The first step to overcoming rape culture is to stop victim blaming. Next time you catch victim-blaming, put an end to it. When you hear something along the lines of, “Barbara got raped”, stop and correct the sentence – “Bob raped Barabara." It is not Barabara’s fault. Next time you hear, “Your hair is too long, you’ll get raped.” Stop. Long hair doesn’t give you the right to rape me, just like seeing you without headgear  does not give me the right to hit you across the head. If you hear someone say, “That test raped me." Stop. Using the word ‘rape’ in a simplistic, informal sense normalizes a crime that should be treated to the extreme. Next time you hear them teach us, “Don’t get raped.” Stop. Tell them to destroy the cause of the problem, to teach us something simpler. “Don’t rape."

The reason for the lack of rapist convictions lies in the complex laws associated with rape. It is a complicated crime, filled with labyrinths of “ifs,” “excepts,” and “maybes.” However, every labyrinth has a destination. It is in the judicial power to formulate the map to a decision. During this time, there is often a slip-up: perpetrators are not convicted. The solution to this is rather simple: rapists should be deemed guilty until proven innocent. This sounds harsh, but it is the only way to lower rape rates. Just like you wouldn’t want a terrorist to go free, you wouldn’t want a rapist to do so either. Initiating the “guilty until proven innocent” phenomena will do two things. First, it will inflict a greater fear in rapists, forcing them to rethink their actions. Second, it will make victims feel safer by giving them the assurance that the rapist will not be let free until it is proven that you are wrong. Essentially, this will raise the rate of reported rapes.

This topic hits me close to the heart. It was the kind of day in which everyone wishes it would just rain, but not even a tear is dropped to quench the parched souls. Freshman year, I was walking home from musical rehearsal, Xanadu songs playing on repeat under my breath. A boy I’d barely talked to came up to me. He talked, I walked. I barely communicated with him. All of a sudden, his hand snaked out and squeezed my breast. Now, I know this is nowhere near rape, but it is sexual assault (and it took me a surprisingly long time to figure out why I felt so uncomfortable about it to figure that out). It took me six months to tell anybody what "had happened", rather what he’d done to me. Why? I have an array of reasons. I was scared. I thought it was incredibly stupid to make a big deal out of it. What if nobody believed me? It was my fault, anyway. I shouldn’t have been walking alone. This immense fear engulfed, and still does as I write about it. A fear so irrevocably self-destroying that I hope dearly that nobody has to go through that looming fear of the unknown. If I had known that it wasn’t normal, it wasn’t my fault, it wasn’t stupid, maybe, just maybe I wouldn’t have let the fear entrap me whole.
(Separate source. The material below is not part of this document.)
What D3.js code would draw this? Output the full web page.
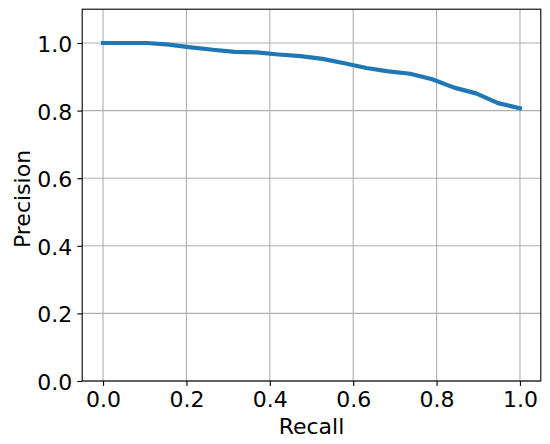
<!DOCTYPE html>
<html>
<head>
<meta charset="utf-8">
<script src="https://cdn.jsdelivr.net/npm/d3@7"></script>
<style>
  html, body { margin: 0; padding: 0; background: #fff; }
  svg { display: block; }
  text { font-family: "DejaVu Sans", sans-serif; fill: #000; }
</style>
</head>
<body>
<svg id="chart" width="550" height="444"></svg>
<script>
const recall = [0, 0.0526, 0.1053, 0.1579, 0.2105, 0.2632, 0.3158, 0.3684, 0.4211, 0.4737,
                0.5263, 0.5789, 0.6316, 0.6842, 0.7368, 0.7895, 0.8421, 0.8947, 0.9474, 1.0];
const precision = [1.0, 1.0, 1.0, 0.995, 0.987, 0.980, 0.974, 0.972, 0.966, 0.961,
                   0.953, 0.940, 0.926, 0.916, 0.909, 0.893, 0.868, 0.851, 0.822, 0.807];
const xTicks = [0, 0.2, 0.4, 0.6, 0.8, 1.0];
const yTicks = [0, 0.2, 0.4, 0.6, 0.8, 1.0];
const xLabel = "Recall";
const yLabel = "Precision";

const svg = d3.select("#chart");
const pLeft = 82.2, pRight = 540.8, pTop = 9.2, pBottom = 381;
const fs = "22px";

const x = d3.scaleLinear().domain([-0.05, 1.05]).range([pLeft, pRight]);
const y = d3.scaleLinear().domain([0, 1.1]).range([pBottom, pTop]);

// grid
const grid = svg.append("g");
grid.selectAll(".gx").data(xTicks).enter().append("line")
  .attr("x1", d => x(d)).attr("x2", d => x(d))
  .attr("y1", pTop).attr("y2", pBottom)
  .attr("stroke", "#b0b0b0").attr("stroke-width", 1.1);
grid.selectAll(".gy").data(yTicks).enter().append("line")
  .attr("x1", pLeft).attr("x2", pRight)
  .attr("y1", d => y(d)).attr("y2", d => y(d))
  .attr("stroke", "#b0b0b0").attr("stroke-width", 1.1);

// line
const line = d3.line().x((d, i) => x(recall[i])).y(d => y(d));
svg.append("path").datum(precision)
  .attr("d", line)
  .attr("fill", "none")
  .attr("stroke", "#1f77b4")
  .attr("stroke-width", 4.2)
  .attr("stroke-linejoin", "round")
  .attr("stroke-linecap", "square");

// axes
const xAxis = d3.axisBottom(x).tickValues(xTicks).tickFormat(d3.format(".1f")).tickSize(4.9).tickPadding(5);
const yAxis = d3.axisLeft(y).tickValues(yTicks).tickFormat(d3.format(".1f")).tickSize(4.9).tickPadding(5);

const gx = svg.append("g").attr("transform", `translate(0,${pBottom})`).call(xAxis);
const gy = svg.append("g").attr("transform", `translate(${pLeft},0)`).call(yAxis);
[gx, gy].forEach(g => {
  g.select(".domain").remove();
  g.selectAll(".tick line").attr("stroke", "#000").attr("stroke-width", 1.1);
  g.selectAll(".tick text").style("font-size", fs).style("font-family", "DejaVu Sans").attr("fill", "#000");
});
gx.selectAll(".tick text").attr("dy", 0).attr("y", 26);
gy.selectAll(".tick text").attr("dy", "0.39em");

// frame
svg.append("rect")
  .attr("x", pLeft).attr("y", pTop)
  .attr("width", pRight - pLeft).attr("height", pBottom - pTop)
  .attr("fill", "none").attr("stroke", "#000").attr("stroke-width", 1.1);

// labels
svg.append("text")
  .attr("x", (pLeft + pRight) / 2).attr("y", 434)
  .attr("text-anchor", "middle")
  .style("font-size", fs)
  .text(xLabel);
svg.append("text")
  .attr("transform", `translate(29.5,199) rotate(-90)`)
  .attr("text-anchor", "middle")
  .style("font-size", fs)
  .text(yLabel);
</script>
</body>
</html>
The first steps to stopping rape culture are to stop blaming victims, end the normalization of rape, and implement laws that will help decrease rape rates. Next time someone confesses a crime made against them, listen. Tell them that it isn’t their fault, that you’re proud of them for telling you, and tell them that they should report the crime. Remember, you are part of society. And with all the you’s out there, we can make an us. And united, we stand. United, we conquer the world.